Without including any pictures, write out all the entries exactly.
◇ ◇ ◇ ◇
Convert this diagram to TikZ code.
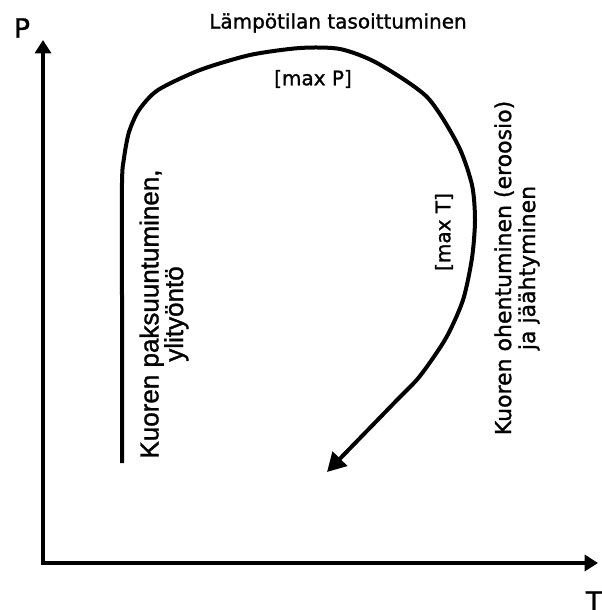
\documentclass[tikz,border=0pt]{standalone}
\usepackage{fontspec}
\setmainfont{DejaVu Sans}[FakeBold=1.2]
\newfontfamily\arialfont{Liberation Sans}[FakeBold=1.2]
\usetikzlibrary{arrows.meta}

\begin{document}
\begin{tikzpicture}[
  x=0.75pt, y=-0.75pt,
  axis/.style  = {-{Triangle[length=10pt,width=12pt]}, line width=3pt, line cap=rect},
  path/.style  = {-{Triangle[length=14pt,width=15pt]}, line width=3pt, line join=round},
  lbl/.style   = {inner sep=0pt, align=center},
  side/.style  = {lbl, rotate=90}
]
\useasboundingbox (0,0) rectangle (601,610);

% axes
\coordinate (origin) at (43,563);
\coordinate (ptip)   at (43,40);
\coordinate (ttip)   at (598,563);
\draw[axis] (origin) -- (ptip);
\draw[axis] (origin) -- (ttip);

\node[lbl, font=\fontsize{20}{24}\selectfont] (labelP) at (22,28)  {P};
\node[lbl, font=\fontsize{20}{24}\selectfont] (labelT) at (594,601) {T};

% P-T path
\draw[path] plot[smooth, tension=0.45] coordinates {
  (122,463) (122,300) (122,183) (124,158) (129,132) (139,110) (158,90)
  (200,70) (250,55) (300,48) (340,49) (377,63) (427,97) (458,145)
  (472,185) (475,220) (472,258) (463,300) (446,338) (420,376)
  (397,400) (327,472)};

% labels
\node[lbl, font=\fontsize{15}{18}\selectfont] (plateau) at (338,23) {Lämpötilan tasoittuminen};
\node[lbl, font=\fontsize{15}{18}\selectfont] (maxP) at (313,79) {[max P]};
\node[side, font=\fontsize{15}{18}\selectfont] (maxT) at (444,232) {[max T]};
\node[side, font=\arialfont\fontsize{19.5}{18.5}\selectfont] (thicken) at (164,314)
  {Kuoren paksuuntuminen,\\ ylityöntö};
\node[side, font=\fontsize{16.5}{18}\selectfont] (thin) at (517,268)
  {Kuoren ohentuminen (eroosio)\\ ja jäähtyminen};

\end{tikzpicture}
\end{document}
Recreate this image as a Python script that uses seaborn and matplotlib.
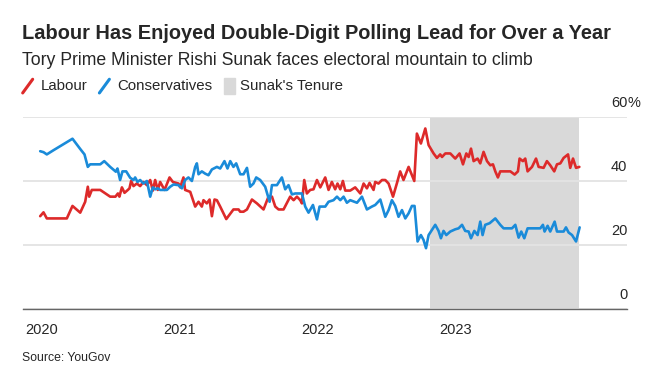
◇ ◇ ◇ ◇
> SOLUTION BELOW
Convert this diagram to TikZ code.
\documentclass[tikz,border=0pt]{standalone}
\usepackage{fontspec}
\setmainfont{DejaVu Sans}[FakeBold=1.2]
\newfontfamily\arialfont{Liberation Sans}[FakeBold=1.2]
\usetikzlibrary{arrows.meta}

\begin{document}
\begin{tikzpicture}[
  x=0.75pt, y=-0.75pt,
  axis/.style  = {-{Triangle[length=10pt,width=12pt]}, line width=3pt, line cap=rect},
  path/.style  = {-{Triangle[length=14pt,width=15pt]}, line width=3pt, line join=round},
  lbl/.style   = {inner sep=0pt, align=center},
  side/.style  = {lbl, rotate=90}
]
\useasboundingbox (0,0) rectangle (601,610);

% axes
\coordinate (origin) at (43,563);
\coordinate (ptip)   at (43,40);
\coordinate (ttip)   at (598,563);
\draw[axis] (origin) -- (ptip);
\draw[axis] (origin) -- (ttip);

\node[lbl, font=\fontsize{20}{24}\selectfont] (labelP) at (22,28)  {P};
\node[lbl, font=\fontsize{20}{24}\selectfont] (labelT) at (594,601) {T};

% P-T path
\draw[path] plot[smooth, tension=0.45] coordinates {
  (122,463) (122,300) (122,183) (124,158) (129,132) (139,110) (158,90)
  (200,70) (250,55) (300,48) (340,49) (377,63) (427,97) (458,145)
  (472,185) (475,220) (472,258) (463,300) (446,338) (420,376)
  (397,400) (327,472)};

% labels
\node[lbl, font=\fontsize{15}{18}\selectfont] (plateau) at (338,23) {Lämpötilan tasoittuminen};
\node[lbl, font=\fontsize{15}{18}\selectfont] (maxP) at (313,79) {[max P]};
\node[side, font=\fontsize{15}{18}\selectfont] (maxT) at (444,232) {[max T]};
\node[side, font=\arialfont\fontsize{19.5}{18.5}\selectfont] (thicken) at (164,314)
  {Kuoren paksuuntuminen,\\ ylityöntö};
\node[side, font=\fontsize{16.5}{18}\selectfont] (thin) at (517,268)
  {Kuoren ohentuminen (eroosio)\\ ja jäähtyminen};

\end{tikzpicture}
\end{document}
Recreate this image as a Python script that uses seaborn and matplotlib.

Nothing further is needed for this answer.